En la vida, a veces, pasan cosas extraordinarias. No es lo habitual, nadie podría aguantarlo, pero sí ocurre de vez en cuando. Algo para lo que no creemos estar preparados y que te gira la cabeza y arrambla con todo.
Vamos, que en abril fui padre. Los asiduos a este blog ya lo saben, pero me gusta recordármelo.
Se me ha permitido asistir a todo el proceso, desde el principio hace once meses, pero es obvio que no como actor principal. Solo faltaría. "Supporting role" es un nombre que creo que le viene bastante bien a lo que he estado intentando hacer todo este tiempo. No pido el Oscar. Todavía.
Y entre esas labores de soporte está la del papeleo. Papeleo que también he hecho a gusto. Nunca imaginé (la vida, las cosas extraordinarias) que accedería de buen grado a estas labores, pero la alternativa era encargarme yo de la otra parte, esa en la que expulso cosas, sangro mucho y me cosen los bajos. Por una cosa o por otra prefiero la burocracia, llámenme tonto. Aprovecho para decir que no todos los papeleos han sido un infierno (y eso que para mí todos lo son, TODOS): la inscripción del recién nacido ( Martí, para los desinformados curiosos) se pudo hacer en el mismo hospital. Basta con tener los DNIs paternos, rellenar un formulario y lucir una amplia sonrisa (esto último es opcional, pero se agradece, coño). Al cumplimentar el impreso, en la parte del nombre completo del hijo bendito y adorado, puse primero el apellido materno y luego el mío, el sacrosanto, orgulloso, original y poco común Rodríguez. Era algo que ya venía rumiando, pero que después de asistir en la zona de guerra al festival de sangre, sudor, lágrimas y sutura, complemento perfecto de los nueve meses de náuseas, dolores de piernas y espalda, dieta y pies ocultos, me pareció inevitable. Ese día me habría sentido Martínez el Facha si llego al mostrador y le digo a la atenta administrativa "Ha nacido un Rodríguez". Con dos cojonazos. Me pudo la vergüenza. Con motivo.

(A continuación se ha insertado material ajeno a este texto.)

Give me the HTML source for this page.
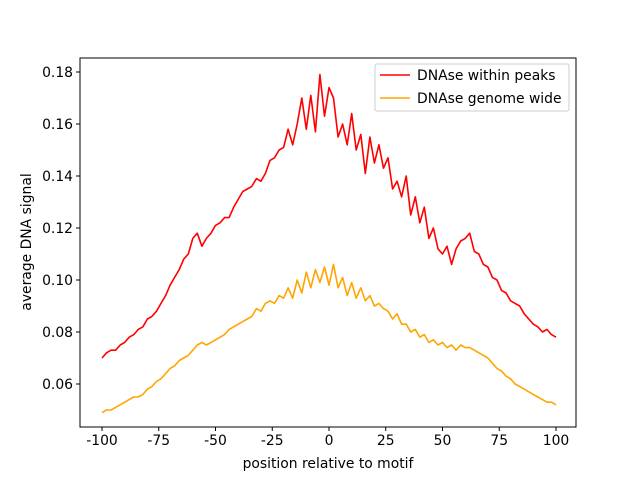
<!DOCTYPE html>
<html><head><meta charset="utf-8"><style>
body{margin:0;background:#fff}
svg{display:block;font-family:"DejaVu Sans","Liberation Sans",sans-serif}
</style></head><body>
<svg id="chart" width="640" height="480"></svg>
<script>
const xTicks=[-100,-75,-50,-25,0,25,50,75,100];
const yTicks=[0.06,0.08,0.10,0.12,0.14,0.16,0.18];
const yTickLabels=["0.06","0.08","0.10","0.12","0.14","0.16","0.18"];
const xStart=-100, xStep=2;
const peaks=[.070,.072,.073,.073,.075,.076,.078,.079,.081,.082,.085,.086,.088,.091,.094,.098,.101,.104,.108,.110,.116,.118,.113,.116,.118,.121,.122,.124,.124,.128,.131,.134,.135,.136,.139,.138,.141,.146,.147,.150,.151,.158,.152,.160,.170,.158,.171,.157,.179,.163,.174,.170,.155,.160,.152,.164,.150,.156,.141,.155,.145,.152,.143,.147,.135,.138,.132,.140,.125,.132,.122,.128,.116,.120,.112,.110,.113,.106,.112,.115,.116,.118,.111,.110,.106,.105,.101,.100,.096,.095,.092,.091,.090,.087,.085,.083,.082,.080,.081,.079,.078];
const genome=[.049,.050,.050,.051,.052,.053,.054,.055,.055,.056,.058,.059,.061,.062,.064,.066,.067,.069,.070,.071,.073,.075,.076,.075,.076,.077,.078,.079,.081,.082,.083,.084,.085,.086,.089,.088,.091,.092,.091,.094,.093,.097,.093,.100,.095,.103,.097,.104,.099,.105,.098,.106,.097,.101,.094,.099,.093,.097,.092,.094,.090,.091,.089,.088,.085,.087,.083,.083,.080,.081,.078,.079,.076,.077,.075,.076,.074,.075,.073,.075,.074,.074,.073,.072,.071,.070,.068,.066,.065,.063,.062,.060,.059,.058,.057,.056,.055,.054,.053,.053,.052];
const NS="http://www.w3.org/2000/svg";
const svg=document.getElementById('chart');
const L=80,R=576,T=58,B=427;
const X=v=>102+(v+100)*454/200;
const Y=v=>72+(0.18-v)*2600;
const FS=13.9;
function mk(tag,attrs,parent){const e=document.createElementNS(NS,tag);for(const k in attrs)e.setAttribute(k,attrs[k]);(parent||svg).appendChild(e);return e;}
const frame=mk('rect',{x:L,y:T,width:R-L,height:B-T,fill:'none',stroke:'#000','stroke-width':1});


xTicks.forEach(t=>{
  const l=mk('line',{x1:X(t),x2:X(t),y1:B,y2:B+4,stroke:'#000'});
  
  
  const tx=mk('text',{x:X(t),y:B+18,'font-size':FS,'text-anchor':'middle'});
  tx.textContent=t;
  
  
});
yTicks.forEach((t,i)=>{
  const l=mk('line',{x1:L-4,x2:L,y1:Y(t),y2:Y(t),stroke:'#000'});
  
  
  const tx=mk('text',{x:L-7,y:Y(t)+5,'font-size':FS,'text-anchor':'end'});
  tx.textContent=yTickLabels[i];
  
  
});
function series(arr,color,name){
  const d=arr.map((v,i)=>(i?'L':'M')+X(xStart+i*xStep).toFixed(1)+','+Y(v).toFixed(1)).join('');
  const p=mk('path',{d:d,fill:'none',stroke:color,'stroke-width':1.6,'stroke-linejoin':'round'});
  
  
}
series(peaks,'#ff0000','line-dnase-within-peaks');
series(genome,'#ffa500','line-dnase-genome-wide');
const xl=mk('text',{x:328,y:468,'font-size':FS,'text-anchor':'middle'});
xl.textContent='position relative to motif';


const yl=mk('text',{x:0,y:0,'font-size':FS,'text-anchor':'middle',transform:'translate(31,242) rotate(-90)'});
yl.textContent='average DNA signal';


const lg=mk('g',{});


mk('rect',{x:375,y:64,width:194,height:47,rx:2,fill:'#fff',stroke:'#ccc'},lg);
[['#ff0000','DNAse within peaks',75],['#ffa500','DNAse genome wide',98]].forEach(([c,t,y])=>{
  const g=mk('g',{},lg);
  
  
  mk('line',{x1:380,x2:410,y1:y,y2:y,stroke:c,'stroke-width':1.6},g);
  const tx=mk('text',{x:417,y:y+5,'font-size':FS},g);
  tx.textContent=t;
});
</script>
</body></html>
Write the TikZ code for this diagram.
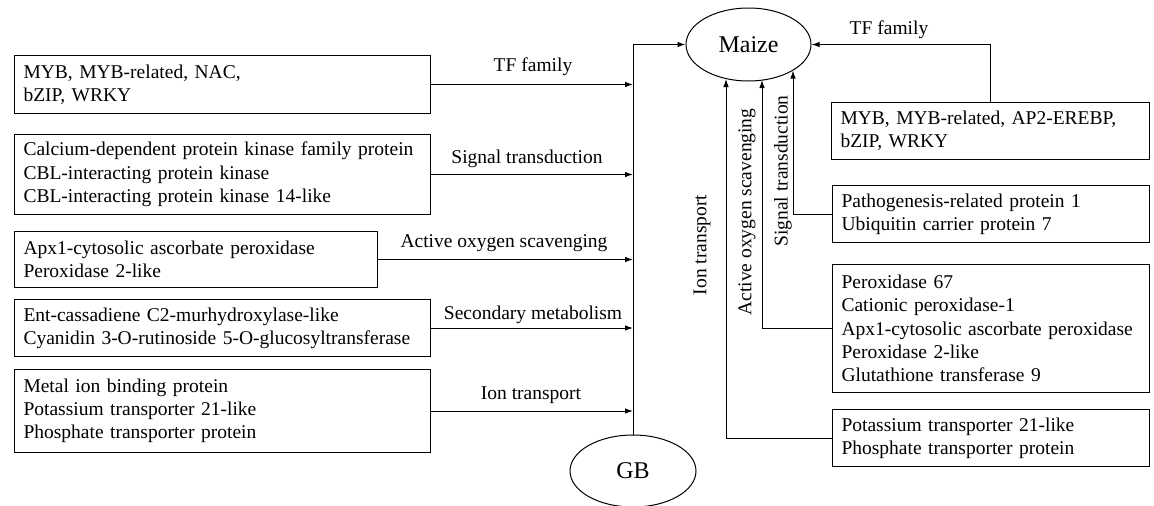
\documentclass[tikz,border=0pt]{standalone}
\usepackage{fontspec}
\setmainfont{Liberation Serif}
\usetikzlibrary{arrows.meta,shapes.geometric}
\begin{document}
\begin{tikzpicture}[x=1pt,y=-1pt,
  every node/.style={font=\fontsize{19.5}{23.3}\selectfont},
  gbox/.style={draw, line width=1pt, anchor=north west, inner xsep=9pt, inner ysep=0pt, align=left, execute at begin node={\hyphenpenalty=10000}},
  oval/.style={draw, line width=1pt, ellipse, inner sep=0pt, font=\fontsize{24}{28}\selectfont},
  arr/.style={line width=1pt, -{Latex[length=8pt,width=5.5pt]}},
  lab/.style={inner sep=0pt}
]
\useasboundingbox (0,0) rectangle (1154,506);
\fill[white] (0,0) rectangle (1154,506);
% ellipses
\node[oval, minimum width=125pt, minimum height=73pt] (maize) at (748.5,44.5) {Maize};
\node[oval, minimum width=126pt, minimum height=72pt] (gb) at (633,471) {GB};
% left boxes
\node[gbox, text width=398pt, minimum height=58pt] (b1) at (14,55) {MYB, MYB-related, NAC,\\bZIP, WRKY};
\node[gbox, text width=398pt, minimum height=80pt] (b2) at (14,134) {Calcium-dependent protein kinase family protein\\CBL-interacting protein kinase\\CBL-interacting protein kinase 14-like};
\node[gbox, text width=345pt, minimum height=56pt] (b3) at (14,231) {Apx1-cytosolic ascorbate peroxidase\\Peroxidase 2-like};
\node[gbox, text width=398pt, minimum height=57pt] (b4) at (14,299) {Ent-cassadiene C2-murhydroxylase-like\\Cyanidin 3-O-rutinoside 5-O-glucosyltransferase};
\node[gbox, text width=398pt, minimum height=83pt] (b5) at (14,369) {Metal ion binding protein\\Potassium transporter 21-like\\Phosphate transporter protein};
% right boxes
\node[gbox, text width=300pt, minimum height=57pt] (r1) at (831,102) {MYB, MYB-related, AP2-EREBP,\\bZIP, WRKY};
\node[gbox, text width=299pt, minimum height=57pt] (r2) at (832,185) {Pathogenesis-related protein 1\\Ubiquitin carrier protein 7};
\node[gbox, text width=299pt, minimum height=128pt] (r3) at (832,264) {Peroxidase 67\\Cationic peroxidase-1\\Apx1-cytosolic ascorbate peroxidase\\Peroxidase 2-like\\Glutathione transferase 9};
\node[gbox, text width=299pt, minimum height=57pt] (r4) at (832,409) {Potassium transporter 21-like\\Phosphate transporter protein};
% arrow end points on Maize border
\coordinate (m1) at (793,70.5);
\coordinate (m2) at (762,80);
\coordinate (m3) at (726,79);
% left connectors
\draw[arr] (gb.north) |- (maize.west);
\draw[arr] (b1.east) -- (b1.east -| gb.north);
\draw[arr] (b2.east) -- (b2.east -| gb.north);
\draw[arr] (b3.east) -- (b3.east -| gb.north);
\draw[arr] (b4.east) -- (b4.east -| gb.north);
\draw[arr] (b5.east) -- (b5.east -| gb.north);
% right connectors
\draw[arr] (r1.north) |- (maize.east);
\draw[arr] (r2.west) -| (m1);
\draw[arr] (r3.west) -| (m2);
\draw[arr] (r4.west) -| (m3);
% labels
\node[lab] (l1) at (533,67) {TF family};
\node[lab] (l2) at (527,159) {Signal transduction};
\node[lab] (l3) at (504,243) {Active oxygen scavenging};
\node[lab] (l4) at (533,315) {Secondary metabolism};
\node[lab] (l5) at (531,395) {Ion transport};
\node[lab] (l6) at (889,30) {TF family};
\node[lab, rotate=90] (l7) at (702,245) {Ion transport};
\node[lab, rotate=90] (l8) at (747,212) {Active oxygen scavenging};
\node[lab, rotate=90] (l9) at (783,171) {Signal transduction};
\end{tikzpicture}
\end{document}
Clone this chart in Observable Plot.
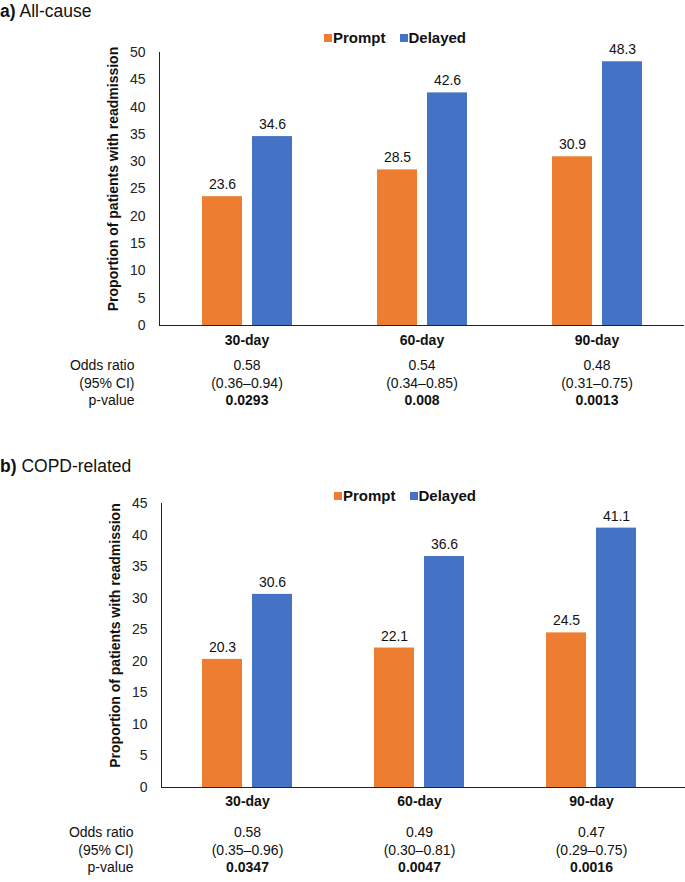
<!DOCTYPE html>
<html>
<head>
<meta charset="utf-8">
<script src="https://cdn.jsdelivr.net/npm/d3@7"></script>
<script src="https://cdn.jsdelivr.net/npm/@observablehq/plot@0.6"></script>
<style>
  html, body { margin: 0; padding: 0; background: #fff; }
  body { font-family: 'Liberation Sans', Arial, sans-serif; color: #111; }
  #wrap { position: relative; width: 685px; height: 882px; overflow: hidden; }
  .title { position: absolute; left: 0; font-size: 17.5px; line-height: 20px; white-space: nowrap; }
  .legend { position: absolute; display: flex; align-items: center; font-size: 15px; font-weight: bold; line-height: 20px; white-space: nowrap; }
  .legend .sw { width: 8px; height: 8px; margin-right: 1px; }
  .legend .item { display: flex; align-items: center; margin-right: 14px; }
  .panel { position: absolute; left: 0; }
</style>
</head>
<body>
<div id="wrap"></div>
<script>
// ---- data ----
const periods = ["30-day", "60-day", "90-day"];
const groups = ["Prompt", "Delayed"];
const colors = ["#ED7D31", "#4472C4"];

// a) All-cause
const promptA = [23.6, 28.5, 30.9];
const delayedA = [34.6, 42.6, 48.3];
const orA = ["0.58", "0.54", "0.48"];
const ciA = ["(0.36–0.94)", "(0.34–0.85)", "(0.31–0.75)"];
const pA = ["0.0293", "0.008", "0.0013"];
const yTicksA = [0, 5, 10, 15, 20, 25, 30, 35, 40, 45, 50];

// b) COPD-related
const promptB = [20.3, 22.1, 24.5];
const delayedB = [30.6, 36.6, 41.1];
const orB = ["0.58", "0.49", "0.47"];
const ciB = ["(0.35–0.96)", "(0.30–0.81)", "(0.29–0.75)"];
const pB = ["0.0347", "0.0047", "0.0016"];
const yTicksB = [0, 5, 10, 15, 20, 25, 30, 35, 40, 45];

const rowLabels = ["Odds ratio", "(95% CI)", "p-value"];
const yTitle = "Proportion of patients with readmission";

// ---- helpers ----
function longData(prompt, delayed) {
  const out = [];
  periods.forEach((p, i) => {
    out.push({period: p, group: groups[0], value: prompt[i]});
    out.push({period: p, group: groups[1], value: delayed[i]});
  });
  return out;
}
function statData(or, ci, pv) {
  return periods.map((p, i) => ({period: p, or: or[i], ci: ci[i], p: pv[i]}));
}

function panel(opts) {
  const data = longData(opts.prompt, opts.delayed);
  const stats = statData(opts.or, opts.ci, opts.p);
  const first = () => periods[0];
  const rows = opts.rowDy;
  return Plot.plot({
    width: 685,
    height: opts.height,
    marginTop: opts.marginTop,
    marginBottom: opts.marginBottom,
    marginLeft: opts.marginLeft,
    marginRight: opts.marginRight,
    style: {fontFamily: "'Liberation Sans', Arial, sans-serif", fontSize: "14px", color: "#222", background: "transparent", overflow: "visible"},
    fx: {domain: periods, padding: 0, axis: null, label: null},
    x: {domain: groups, axis: null, paddingInner: 0.2, paddingOuter: 0.82},
    y: {domain: opts.yDomain, ticks: opts.yTicks, tickSize: 0, tickPadding: 14, line: true, label: null},
    color: {domain: groups, range: colors},
    marks: [
      Plot.barY(data, {fx: "period", x: "group", y: "value", fill: "group"}),
      Plot.ruleY([0], {stroke: "#222", insetRight: -opts.marginRight}),
      Plot.text(data, {fx: "period", x: "group", y: "value", text: d => d.value.toFixed(1), dy: -12, fill: "#111"}),
      Plot.text(stats, {fx: "period", text: "period", frameAnchor: "bottom", dy: rows[0], fontWeight: "bold", fill: "#111"}),
      Plot.text(stats, {fx: "period", text: "or", frameAnchor: "bottom", dy: rows[1], fill: "#111"}),
      Plot.text(stats, {fx: "period", text: "ci", frameAnchor: "bottom", dy: rows[2], fill: "#111"}),
      Plot.text(stats, {fx: "period", text: "p", frameAnchor: "bottom", dy: rows[3], fontWeight: "bold", fill: "#111"}),
      Plot.text([rowLabels[0]], {fx: first, text: d => d, frameAnchor: "bottom-left", textAnchor: "end", dx: opts.rowDx, dy: rows[1], fill: "#111"}),
      Plot.text([rowLabels[1]], {fx: first, text: d => d, frameAnchor: "bottom-left", textAnchor: "end", dx: opts.rowDx, dy: rows[2], fill: "#111"}),
      Plot.text([rowLabels[2]], {fx: first, text: d => d, frameAnchor: "bottom-left", textAnchor: "end", dx: opts.rowDx, dy: rows[3], fill: "#111"}),
      Plot.text([yTitle], {fx: first, text: d => d, frameAnchor: "left", textAnchor: "middle", rotate: -90, dx: -46, dy: -10, fontWeight: "bold", fill: "#111"})
    ]
  });
}

function legend(left, top) {
  const el = document.createElement("div");
  el.className = "legend";
  el.style.left = left + "px";
  el.style.top = top + "px";
  groups.forEach((g, i) => {
    const item = document.createElement("div");
    item.className = "item";
    const sw = document.createElement("div");
    sw.className = "sw";
    sw.style.background = colors[i];
    const t = document.createElement("span");
    t.textContent = g;
    item.appendChild(sw);
    item.appendChild(t);
    el.appendChild(item);
  });
  return el;
}

function title(letter, text, top) {
  const el = document.createElement("div");
  el.className = "title";
  el.style.top = top + "px";
  const b = document.createElement("b");
  b.textContent = letter;
  el.appendChild(b);
  el.appendChild(document.createTextNode(" " + text));
  return el;
}

const wrap = document.getElementById("wrap");

// Panel a
const pa = document.createElement("div");
pa.className = "panel";
pa.style.top = "0px";
pa.appendChild(panel({
  prompt: promptA, delayed: delayedA, or: orA, ci: ciA, p: pA,
  yDomain: [0, 50], yTicks: yTicksA,
  height: 420, marginTop: 52, marginBottom: 95, marginLeft: 158, marginRight: 0,
  rowDy: [19, 44, 62, 79], rowDx: -25
}));
wrap.appendChild(pa);
wrap.appendChild(title("a)", "All-cause", 1));
wrap.appendChild(legend(324, 28));

// Panel b
const pb = document.createElement("div");
pb.className = "panel";
pb.style.top = "440px";
pb.appendChild(panel({
  prompt: promptB, delayed: delayedB, or: orB, ci: ciB, p: pB,
  yDomain: [0, 45], yTicks: yTicksB,
  height: 442, marginTop: 63, marginBottom: 95, marginLeft: 161, marginRight: 8,
  rowDy: [18, 49, 67, 84], rowDx: -28
}));
wrap.appendChild(pb);
wrap.appendChild(title("b)", "COPD-related", 456));
wrap.appendChild(legend(334, 486));
</script>
</body>
</html>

Lo sé. Hay mil razones para elegir un orden de apellidos que anteponga el paterno. Escojan una. En ninguna de ellas aparece mi Rodríguez. Para mí era fácil. Pero después de leer el otro día que, a pesar de que hace ya cuatro años que en España el apellido paterno ya no tiene prevalencia (y la opción de anteponer el materno existe hace muchos más años), solo el 0,5% de los niños nacidos en los últimos cinco años llevan primero el apellido de la madre, creo que hay algo más que reflexionar al respecto. Algo que no sea un simple "buah, loco, lo que cuesta romper un hábito". Algo que explique también por qué en el siglo XXI todavía hay tantos países (de los buenos, de los civilizados) en los que las mujeres pierden (o "eligen perder") su apellido al casarse. O por qué en Portugal, país en el que la gente lleva primero el apellido materno, el apellido que se hereda, el que importa, es el segundo. Por qué es tan difícil replantearse gestos aparentemente pequeños pero preñadísimos (permítanme la analogía, no se me podía escapar) de significado. Pero sobre todo, SOBRE TODO, tan fáciles de llevar a cabo. Recuerden: DNI, formulario y una enorme sonrisa (opcional).